Племя черноногих называет ручей Армелла Итнискиотсоп-Итулктай, «Это Их Сокрушило». Как гласит легенда, в давние времена несколько женщин добывали охру у подножия высокого обрыва вдоль берега, как вдруг берег обрушился, похоронив их глубоко под собой – так глубоко, что их тела так и не были найдены. Примерно в десяти милях вверх по течению от устья ручья и примерно в тридцати ярдах к западу от него находится Истикокуким Муцискум, «Источник, где трутся спинами» на языке черноногих. Он выходит из глубокого углубления у подножия темной конгломератной породы. В задней части углубления, высотой около двух футов, скала наклонена вверх и наружу под углом около двадцати градусов, и с высоты роста от маленького оленя или антилопы до взрослого бизона, она гладкая и блестящая, как отполированное красное дерево, потому что на протяжении многих веков различные животные терлись о нее спинами. Интереснейшее место. Я посетил его несколько раз во время моей короткой вылазки туда с Гуардипи.
С помощью повара мы потратили почти два дня на то, чтобы снять шкуры с наших двадцати четырех коров и должным образом развесить их для просушки. Это была тяжелая работа. На время это охладило мое желание совершить еще одну увлекательную погоню.
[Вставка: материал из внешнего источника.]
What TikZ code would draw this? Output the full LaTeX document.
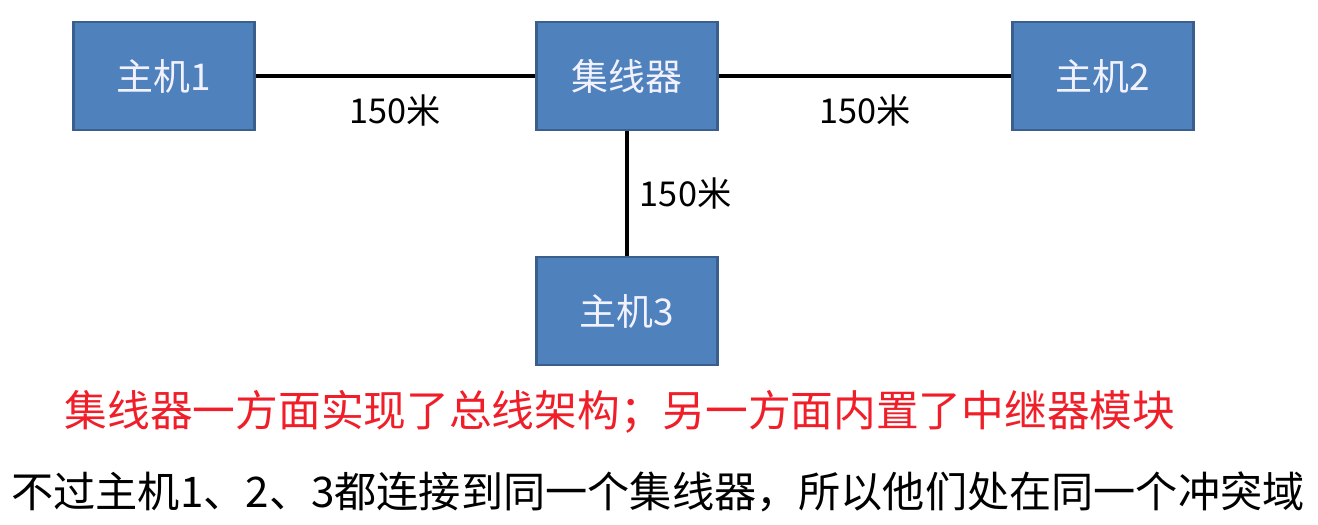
\documentclass[tikz,border=0pt]{standalone}
\usepackage{fontspec}
\setmainfont{Noto Sans CJK SC}
\usepackage{xcolor}
\usepackage{tikz}
\usetikzlibrary{positioning}

\definecolor{hostfill}{HTML}{4F81BD}
\definecolor{hostdraw}{HTML}{3A5F8C}
\definecolor{notered}{HTML}{F01E28}

\begin{document}
\begin{tikzpicture}[
  host/.style={rectangle, draw=hostdraw, line width=1.6pt, fill=hostfill,
               minimum width=3.62cm, minimum height=2.16cm, text=white!95!blue,
               font=\fontsize{21}{25}\selectfont},
  cable/.style={line width=2.4pt, black},
  dist/.style={font=\fontsize{19.5}{23}\selectfont}
]
\useasboundingbox (0,0) rectangle (26.36,-10.48);
\node[host] (h1)  at (3.28,-1.52)  {主机1};
\node[host] (hub) at (12.54,-1.52) {集线器};
\node[host] (h2)  at (22.06,-1.52) {主机2};
\node[host] (h3)  at (12.54,-6.22) {主机3};
\draw[cable] (h1)  -- node[dist, below=0.22cm] (d1) {150米} (hub);
\draw[cable] (hub) -- node[dist, below=0.22cm] (d2) {150米} (h2);
\draw[cable] (hub) -- node[dist, right=0.1cm] (d3) {150米} (h3);
\node[text=notered, font=\fontsize{24.3}{29}\selectfont] (red) at (12.4,-8.24)
  {集线器一方面实现了总线架构；另一方面内置了中继器模块};
\node[font=\fontsize{24}{29}\selectfont] (note) at (13.16,-9.84)
  {不过主机1、2、3都连接到同一个集线器，所以他们处在同一个冲突域};
\end{tikzpicture}
\end{document}
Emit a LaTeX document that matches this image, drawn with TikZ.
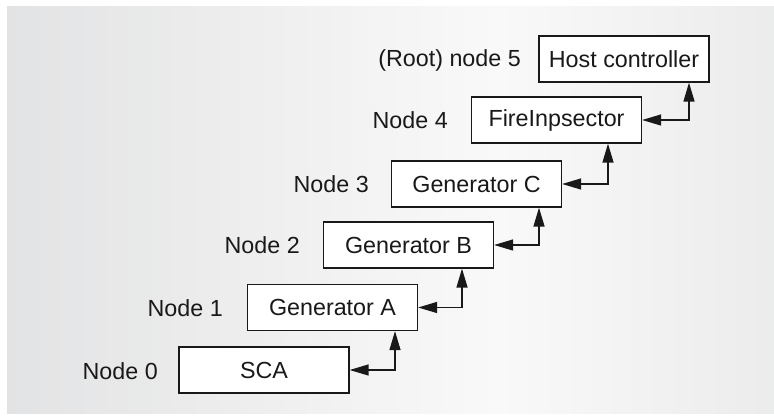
\documentclass[tikz,border=0pt]{standalone}
\usepackage{fontspec}
\setmainfont{Liberation Sans}
\usetikzlibrary{arrows.meta,calc}
\definecolor{bgL}{RGB}{209,210,212}
\definecolor{bgM}{RGB}{249,249,249}
\definecolor{bgR}{RGB}{216,217,219}
\definecolor{ink}{RGB}{25,25,25}
\pgfdeclarehorizontalshading{bgshade}{100bp}{color(0bp)=(bgL); color(57bp)=(bgM); color(100bp)=(bgR)}
\tikzset{
  box/.style={draw=ink, line width=1.3pt, fill=white, minimum width=170pt, minimum height=46pt, inner sep=0pt, text=ink, font=\fontsize{23.3}{25}\selectfont},
  lbl/.style={anchor=east, inner sep=0pt, text=ink, font=\fontsize{23.3}{25}\selectfont},
  link/.style={draw=ink, line width=1.4pt, {Triangle[length=19pt,width=11pt]}-{Triangle[length=19pt,width=11pt]}}
}
\begin{document}
\begin{tikzpicture}[x=1pt,y=-1pt]
\useasboundingbox (0,0) rectangle (774,419);
\fill[white] (0,0) rectangle (774,419);
\shade[shading=bgshade] (7,7) rectangle (774,414);
\node[box] (n0) at (264,370) {SCA};
\node[box] (n1) at (332.5,307.5) {Generator A};
\node[box] (n2) at (408.5,245) {Generator B};
\node[box] (n3) at (476.5,184) {Generator C};
\node[box] (n4) at (556.5,120) {FireInpsector};
\node[box] (n5) at (624,59) {Host controller};
\node[lbl] (l0) at (158,371) {Node 0};
\node[lbl] (l1) at (223,308) {Node 1};
\node[lbl] (l2) at (300,245) {Node 2};
\node[lbl] (l3) at (369,184) {Node 3};
\node[lbl] (l4) at (448,120) {Node 4};
\node[lbl] (l5) at (521,60) {(Root) node 5};
\coordinate (c0) at (395,0);
\coordinate (c1) at (462,0);
\coordinate (c2) at (539,0);
\coordinate (c3) at (608,0);
\coordinate (c4) at (689,0);
\draw[link] (n0.east) -| (c0 |- n1.south);
\draw[link] (n1.east) -| (c1 |- n2.south);
\draw[link] (n2.east) -| (c2 |- n3.south);
\draw[link] (n3.east) -| (c3 |- n4.south);
\draw[link] (n4.east) -| (c4 |- n5.south);
\end{tikzpicture}
\end{document}
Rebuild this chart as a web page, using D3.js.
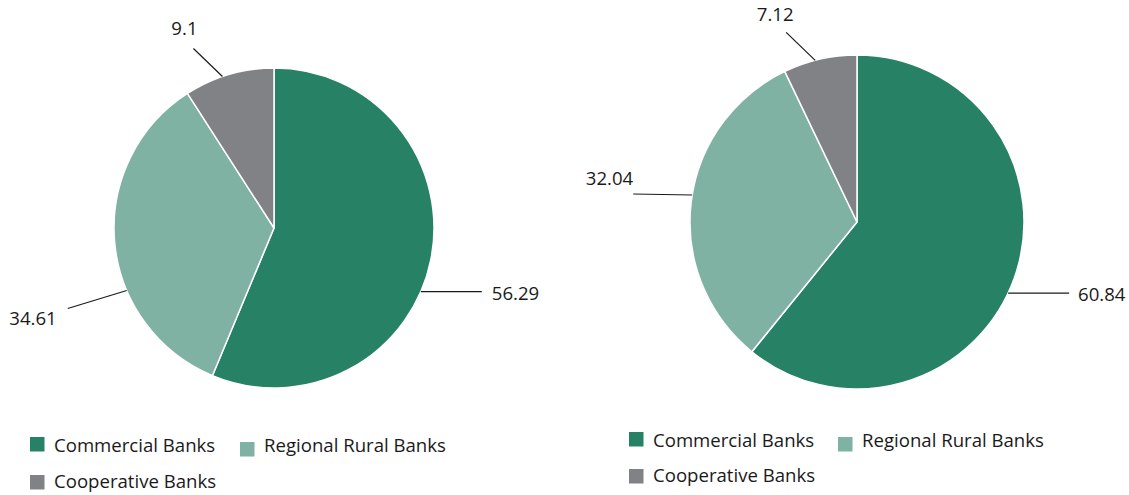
<!DOCTYPE html>
<html><head><meta charset="utf-8">
<script src="https://cdn.jsdelivr.net/npm/d3@7"></script>
<style>
html,body{margin:0;padding:0;background:#fff;}
text{font-family:"Open Sans","Noto Sans",sans-serif;fill:#1a1a1a;}
</style></head>
<body>
<svg id="chart" width="1129" height="495"></svg>
<script>
// ---- data ----
const categories = ["Commercial Banks", "Regional Rural Banks", "Cooperative Banks"];
const valuesLeft = [56.29, 34.61, 9.1];
const valuesRight = [60.84, 32.04, 7.12];
const labelsLeft = ["56.29", "34.61", "9.1"];
const labelsRight = ["60.84", "32.04", "7.12"];
const colors = ["#278164", "#7fb2a2", "#818286"];

// ---- layout (not data) ----
const svg = d3.select("#chart");
const FS = 18.6;
const pies = [
  { values: valuesLeft, labels: labelsLeft, cx: 274, cy: 228, r: 160,
    leaders: [
      { angle: 113.4, dx: 61, dy: 0, tx: 10, ty: 8, anchor: "start" },
      { angle: 247, dx: -59, dy: 18, tx: -11, ty: 16, anchor: "end" },
      { angle: 341.2, dx: -29, dy: -28, tx: -9, ty: -14, anchor: "middle" }
    ],
    legend: { x: 30, row1: 452, row2: 488, col2: 240 } },
  { values: valuesRight, labels: labelsRight, cx: 857, cy: 222, r: 167,
    leaders: [
      { angle: 115.2, dx: 61, dy: 0, tx: 9, ty: 8, anchor: "start" },
      { angle: 279.3, dx: -59, dy: -1, tx: 0, ty: -9, anchor: "end" },
      { angle: 345.5, dx: -29, dy: -28, tx: -11, ty: -11, anchor: "middle" }
    ],
    legend: { x: 629, row1: 447, row2: 482, col2: 838 } }
];

const color = d3.scaleOrdinal().domain(categories).range(colors);
const pieGen = d3.pie().sort(null).value(d => d);

pies.forEach(p => {
  const g = svg.append("g").attr("transform", `translate(${p.cx},${p.cy})`);
  const arc = d3.arc().innerRadius(0).outerRadius(p.r);
  const arcsData = pieGen(p.values);
  g.selectAll("path.slice").data(arcsData).enter().append("path")
    .attr("class", "slice")
    .attr("d", arc)
    .attr("fill", (d, i) => color(categories[i]))
    .attr("stroke", "#fff")
    .attr("stroke-width", 1.5)
    .attr("stroke-linejoin", "round");

  // leader lines and labels
  arcsData.forEach((d, i) => {
    const L = p.leaders[i];
    const a = L.angle * Math.PI / 180;
    const sx = Math.sin(a) * p.r, sy = -Math.cos(a) * p.r;
    const ex = sx + L.dx, ey = sy + L.dy;
    g.append("line")
      .attr("x1", sx).attr("y1", sy).attr("x2", ex).attr("y2", ey)
      .attr("stroke", "#1a1a1a").attr("stroke-width", 1.2);
    g.append("text")
      .attr("x", ex + L.tx).attr("y", ey + L.ty)
      .attr("text-anchor", L.anchor)
      .attr("font-size", FS)
      .text(p.labels[i]);
  });

  // legend
  const lg = p.legend;
  const items = [
    { i: 0, x: lg.x, base: lg.row1, sq: -15 },
    { i: 1, x: lg.col2, base: lg.row1, sq: -10 },
    { i: 2, x: lg.x, base: lg.row2, sq: -13 }
  ];
  items.forEach(it => {
    svg.append("rect")
      .attr("x", it.x).attr("y", it.base + it.sq)
      .attr("width", 14.5).attr("height", 14.5)
      .attr("fill", color(categories[it.i]));
    svg.append("text")
      .attr("x", it.x + 24).attr("y", it.base)
      .attr("font-size", FS)
      .text(categories[it.i]);
  });
});
</script>
</body></html>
После того, как Миссури замерзла в начале декабря, Гуардипи охотился к северу от неё, в направлении Малых Скалистых гор, Махкуи Стакист, «Волчьих гор» племени черноногих. Однажды, вернувшись на наш пост с повозкой, груженной шкурами бизонов, он упомянул, что нашел в долине Рок-Крик, недалеко от гор, двух мертвых лосей с переплетенными рогами. Я подумал, что эти рога чего-то стоят, поэтому пошёл за ними с Эли, чтобы забрать их и увезти на самодельных санях, запряженных одной лошадью. Как ни странно, мы обнаружили, что волки не тронули убитых лосей. Они подрались и сцепились рогами на заросшем травой поляне недалеко от ручья. Там они бродили, не имея возможности ни попастись, ни подойти к ближайшему журчащему ручью, чтобы напиться, пока после нескольких дней мучительных страданий не упали от изнеможения и не умерли медленной смертью.